If you'd had thought about the relevant security property you could have written a regression test for it which is not hard. IMO the really hard part isn't expressing the implementation safely, but it's the realization that this was a property the implementation needed to preserve.
In another thread comment below i argue that maybe the system (OS) itself is so complex that it lacks clear contract / the contract evolves too quickly over time (as other parts of the code need to change the given piece of code to extend it to their use case) and that defies clear encoding?
Or we lack easy enough means to describe specs? I tried reading jepsen spec earlier today and despite it being an "integration test" of sorts, it is far from "simple".
Can an entire OS or a system of comparable complexity be decomposed into objects simple enough that their entire intended behavior (with all edge cases) can be explained in a paragraph of human text + half a screen of dense behavioral "spec" - if i do X and do Y, Z should come out / hold _no matter what happens in-between_. Or that's what asserts + fuzzing is effectively supposed to do? Is there a clear distinction between invalid input and failed invariant in typical C code? I guess error code vs seg fault?
That's the problem though, right? If it's pointed out we all agree the "do not keep credentials alive" is a property that should hold and we can leverage whatever the environment offers to help preserve it. I fully agree modern languages have amazing support for this, but in C you can still run tests. Let's just say I don't think the language's inability to express logic of this kind held all those involved back from testing for it.

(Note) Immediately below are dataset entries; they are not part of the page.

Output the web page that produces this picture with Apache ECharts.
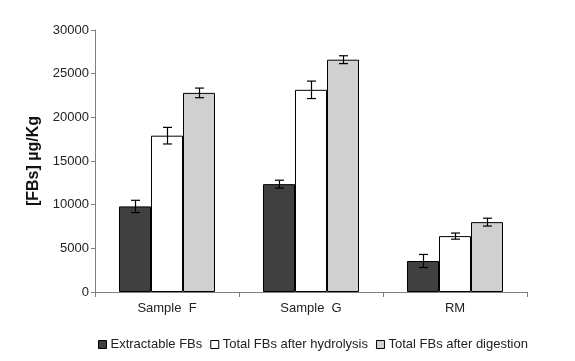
<!DOCTYPE html>
<html><head><meta charset="utf-8">
<script src="https://cdn.jsdelivr.net/npm/echarts@6/dist/echarts.min.js"></script>
<style>html,body{margin:0;padding:0;background:#fff}#c{width:575px;height:361px}</style>
</head><body><div id="c"></div>
<script>
const categories = ['Sample  F', 'Sample  G', 'RM'];
const seriesNames = ['Extractable FBs', 'Total FBs after hydrolysis', 'Total FBs after digestion'];
const extractable = [9800, 12350, 3550];
const extractableErr = [700, 450, 750];
const hydrolysis = [17900, 23150, 6400];
const hydrolysisErr = [950, 1000, 350];
const digestion = [22800, 26600, 8000];
const digestionErr = [550, 450, 450];
const yTicks = [0, 5000, 10000, 15000, 20000, 25000, 30000];

const colors = ['#404040', '#ffffff', '#d0d0d0'];
const values = [extractable, hydrolysis, digestion];
const errs = [extractableErr, hydrolysisErr, digestionErr];
const catGap = 0.3333;

const chart = echarts.init(document.getElementById('c'));
const series = [];
values.forEach((vals, i) => {
  series.push({
    name: seriesNames[i], type: 'bar', data: vals, barGap: '0%', barCategoryGap: '33.33%',
    itemStyle: { color: colors[i], borderColor: '#000', borderWidth: 1 },
    emphasis: { disabled: true }
  });
});
values.forEach((vals, i) => {
  series.push({
    type: 'custom', silent: true, z: 10,
    data: vals.map((v, k) => [k, v - errs[i][k], v + errs[i][k]]),
    renderItem: function (params, api) {
      const cat = api.value(0);
      const lo = api.coord([cat, api.value(1)]);
      const hi = api.coord([cat, api.value(2)]);
      const cw = api.size([1, 0])[0];
      const bw = cw * (1 - catGap) / 3;
      const x = Math.round(lo[0] + (i - 1) * bw) + 0.5;
      const hw = 4.5;
      const st = { stroke: '#000', lineWidth: 1.2, fill: null };
      return { type: 'group', children: [
        { type: 'line', shape: { x1: x, y1: hi[1], x2: x, y2: lo[1] }, style: st },
        { type: 'line', shape: { x1: x - hw, y1: hi[1], x2: x + hw, y2: hi[1] }, style: st },
        { type: 'line', shape: { x1: x - hw, y1: lo[1], x2: x + hw, y2: lo[1] }, style: st }
      ]};
    }
  });
});

chart.setOption({
  animation: false,
  grid: { left: 95, right: 48, top: 30, bottom: 69 },
  legend: {
    data: seriesNames.map((n, i) => ({ name: n, itemStyle: { color: colors[i], borderColor: '#000', borderWidth: 1 } })),
    left: 93, top: 333, itemWidth: 8, itemHeight: 8, itemGap: 8, icon: 'rect',
    selectedMode: false,
    textStyle: { fontFamily: 'Liberation Sans, Arial', fontSize: 13, color: '#222', padding: [0, 0, 0, -1] }
  },
  xAxis: {
    type: 'category', data: categories,
    axisLine: { lineStyle: { color: '#808080', width: 1 } },
    axisTick: { show: true, length: 5, alignWithLabel: false, lineStyle: { color: '#808080' } },
    axisLabel: { fontFamily: 'Liberation Sans, Arial', fontSize: 13, color: '#222', margin: 10 }
  },
  yAxis: {
    type: 'value', min: yTicks[0], max: yTicks[yTicks.length - 1], interval: 5000,
    name: '[FBs] µg/Kg', nameLocation: 'middle', nameGap: 52, nameRotate: 90,
    nameTextStyle: { fontFamily: 'Liberation Sans, Arial', fontSize: 16, fontWeight: 'bold', color: '#111' },
    axisLine: { show: true, lineStyle: { color: '#808080', width: 1 } },
    axisTick: { show: true, length: 4, lineStyle: { color: '#808080' } },
    splitLine: { show: false },
    axisLabel: { fontFamily: 'Liberation Sans, Arial', fontSize: 13, color: '#222', margin: 6,
      formatter: function (v) { return String(v); } }
  },
  series: series
});
</script></body></html>
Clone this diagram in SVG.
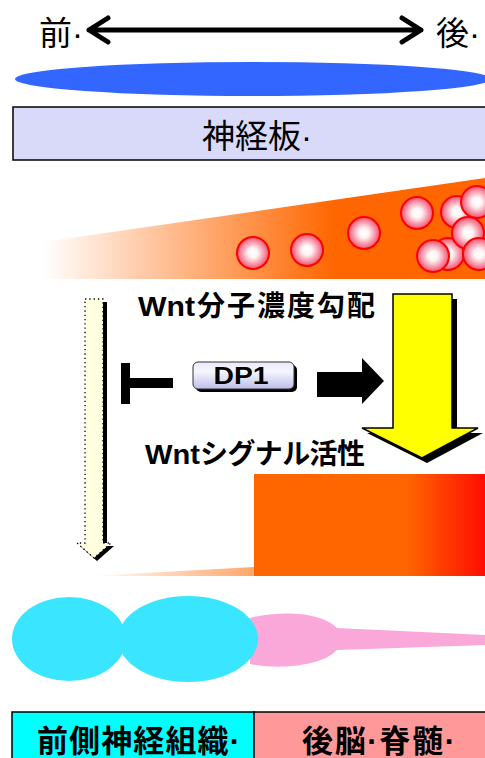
<svg xmlns="http://www.w3.org/2000/svg" width="485" height="758" viewBox="0 0 485 758">
  <style>
    .jp { font-family: "Liberation Sans", "Noto Sans CJK JP", sans-serif; fill: #000; }
    .lbl { font-size: 33px; }
    .foot { font-size: 31px; font-weight: 600; }
    .wnt { font-size: 28px; font-weight: 600; }
    .box { stroke: #000; stroke-width: 1.5; }
    .ball { fill: url(#ballFill); stroke: #FF0000; stroke-width: 2; }
  </style>
  <defs>
    <linearGradient id="wedgeFade" gradientUnits="userSpaceOnUse" x1="43" y1="0" x2="335" y2="0">
      <stop offset="0" stop-color="#FFFFFF"/>
      <stop offset="1" stop-color="#FF6600"/>
    </linearGradient>
    <linearGradient id="lowFade" gradientUnits="userSpaceOnUse" x1="90" y1="0" x2="335" y2="0">
      <stop offset="0" stop-color="#FFFFFF"/>
      <stop offset="1" stop-color="#FF7A20"/>
    </linearGradient>
    <linearGradient id="signalFill" gradientUnits="userSpaceOnUse" x1="254" y1="0" x2="485" y2="0">
      <stop offset="0" stop-color="#FF6600"/>
      <stop offset="0.66" stop-color="#FF6600"/>
      <stop offset="1" stop-color="#FF0D00"/>
    </linearGradient>
    <radialGradient id="ballFill" cx="0.5" cy="0.5" r="0.5">
      <stop offset="0" stop-color="#FFFFFF"/>
      <stop offset="0.3" stop-color="#FFF4F6"/>
      <stop offset="1" stop-color="#F0506E"/>
    </radialGradient>
    <linearGradient id="dpFill" x1="0" y1="0" x2="0" y2="1">
      <stop offset="0" stop-color="#E8E8FA"/>
      <stop offset="0.35" stop-color="#F6F6FF"/>
      <stop offset="1" stop-color="#BDBDEB"/>
    </linearGradient>
  </defs>

  <!-- anterior-posterior axis -->
  <g id="axis">
    <text class="jp lbl" x="39" y="45">前·</text>
    <text class="jp lbl" x="436" y="45">後·</text>
    <path d="M89,30 H421 M108,18 L89,30 L108,42 M402,18 L421,30 L402,42" fill="none" stroke="#000" stroke-width="5" stroke-linecap="round" stroke-linejoin="round"/>
  </g>

  <!-- neural plate -->
  <g id="plate">
    <ellipse cx="253" cy="79" rx="238" ry="17" fill="#3366FF"/>
    <rect class="box" x="13" y="107" width="480" height="53" fill="#D9D9FA"/>
    <text class="jp lbl" x="202" y="148">神経板·</text>
  </g>

  <!-- Wnt gradient wedge with molecules -->
  <g id="gradient">
    <polygon points="43,242 485,178 485,279 43,279" fill="url(#wedgeFade)"/>
    <circle class="ball" cx="253" cy="253" r="16"/>
    <circle class="ball" cx="307" cy="250" r="16"/>
    <circle class="ball" cx="364" cy="233" r="16"/>
    <circle class="ball" cx="417" cy="213" r="16"/>
    <circle class="ball" cx="457" cy="212" r="16"/>
    <circle class="ball" cx="448" cy="254" r="16"/>
    <circle class="ball" cx="468" cy="233" r="16"/>
    <circle class="ball" cx="477" cy="202" r="16"/>
    <circle class="ball" cx="433" cy="256" r="16"/>
    <circle class="ball" cx="479" cy="254" r="16"/>
  </g>

  <g id="label-gradient">
    <text class="jp wnt" x="138" y="316" textLength="57" lengthAdjust="spacingAndGlyphs">Wnt</text>
    <text class="jp wnt" x="197" y="316" textLength="178" lengthAdjust="spacing">分子濃度勾配</text>
  </g>
  <g id="label-signal">
    <text class="jp wnt" x="145" y="464" textLength="55" lengthAdjust="spacingAndGlyphs">Wnt</text>
    <text class="jp wnt" x="200" y="464" textLength="165" lengthAdjust="spacing">シグナル活性</text>
  </g>

  <!-- DP1 node -->
  <g id="dp1">
    <rect x="196" y="365" width="101" height="27" rx="5" fill="#000"/>
    <rect x="193" y="362" width="101" height="27" rx="5" fill="url(#dpFill)" stroke="#333" stroke-width="1"/>
    <text x="241" y="384" text-anchor="middle" font-family="Liberation Sans, sans-serif" font-weight="bold" font-size="23" textLength="55" lengthAdjust="spacingAndGlyphs">DP1</text>
  </g>

  <!-- connectors -->
  <g id="connectors">
    <!-- inhibition bar -->
    <path d="M121,363 H130 V378 H173 V388 H130 V404 H121 Z" fill="#000"/>
    <!-- activation arrow -->
    <polygon points="317,372 362,372 362,358 384,381 362,404 362,397 317,397" fill="#000"/>
    <!-- anterior (weak) arrow -->
    <polygon points="88,302 107,302 107,546 114,546 97,561 80,546 88,546" fill="#000"/>
    <polygon points="85,299 103,299 103,543 111,543 94,558 77,543 85,543" fill="#FFFFE0" stroke="#000" stroke-width="1.3" stroke-dasharray="1.3 3"/>
    <!-- posterior (strong) arrow -->
    <polygon points="398,299 457,299 457,433 483,433 427,463 367,433 398,433" fill="#000"/>
    <polygon points="393,294 452,294 452,428 478,428 422,458 362,428 393,428" fill="#FFFF00" stroke="#000" stroke-width="1.5"/>
  </g>

  <!-- Wnt signalling activity -->
  <g id="activity">
    <polygon points="90,576 254,567 254,576" fill="url(#lowFade)"/>
    <rect x="254" y="474" width="231" height="102" fill="url(#signalFill)"/>
  </g>

  <!-- neural tube regions -->
  <g id="tube">
    <path d="M250,618 C280,610 322,612 337,628 L485,635 L485,645 L337,650 C322,666 280,670 250,664 Z" fill="#FAA7DA"/>
    <ellipse cx="69" cy="639" rx="57" ry="42" fill="#39E5FF"/>
    <ellipse cx="188" cy="639" rx="70" ry="43" fill="#39E5FF"/>
  </g>

  <g id="forebrain">
    <rect class="box" x="12" y="712" width="242" height="60" fill="#00FFFF"/>
    <text class="jp foot" x="37" y="752" textLength="203" lengthAdjust="spacing">前側神経組織·</text>
  </g>
  <g id="hindbrain">
    <rect class="box" x="254" y="712" width="240" height="60" fill="#FF9999"/>
    <text class="jp foot" x="302" y="752" textLength="153" lengthAdjust="spacing">後脳·脊髄·</text>
  </g>
</svg>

I personally find "we just didn't think of it" much more likely.
That said, I am not a fan of C and recommend leveraging whatever fantastic modern tooling is available to you.
The problem is being more auditable does not automatically make it more audited.
There have to be enough people with skill taking enough time to work on it.
https://community.spiceworks.com/t/hard-coded-password-backd...
This sort of thing leads to every kind of exploit, like
https://www.linkedin.com/pulse/half-worlds-fortinet-firewall...
This is a bug involving intersecting concerns and a deficit of cross-domain knowledge. It probably would have been the same in Lisp or assembly language.
The test actually proves it and while it too can change it has more staying power because it's expressed at a higher level of abstraction ("random arcane weird C shit" in the case of code versus "does this property hold" in the case of a regression test).
Because code review is sometimes not much different from an idealized version of the halting problem, where you would have access to a formalized version of a specification.
In other words, there is no strict definition of what is a security issue.
Not a DB person either, but things like TLA+ seem very hard to write even with LLMs. Behavioral tests with an enumerable number of random paths to take (aka model checking - eg jepsen) seem more feasible. Although you can't check internal properties of the system (string `pass` or any of it's copies or parts are not held anywhere in memory at any point between lines A and B) unless we can check that two memory dumps are indistinguishable with different pass strings (assuming we abstracted away storage devices in a test environment).. Also not sure if it's "easy enough" to write such tests either.
Maybe the reason is that OS domain objects / primitives are too complex and not "isolatable" enough / lack a clear contract at all? (Hence multi file refactorings that break invariants.)
Closed source…..
Does such a bug exist in Windows? OSX? Who checks? If someone finds the key in memory, can they tell what conditions might be causing it and where?
Their only recourse under those situations is to hand it off to the OS Vendor and trust that what they implement does solve the problem, and trust that it wasn't a deliberate back-door that is now being replaced by another back-door.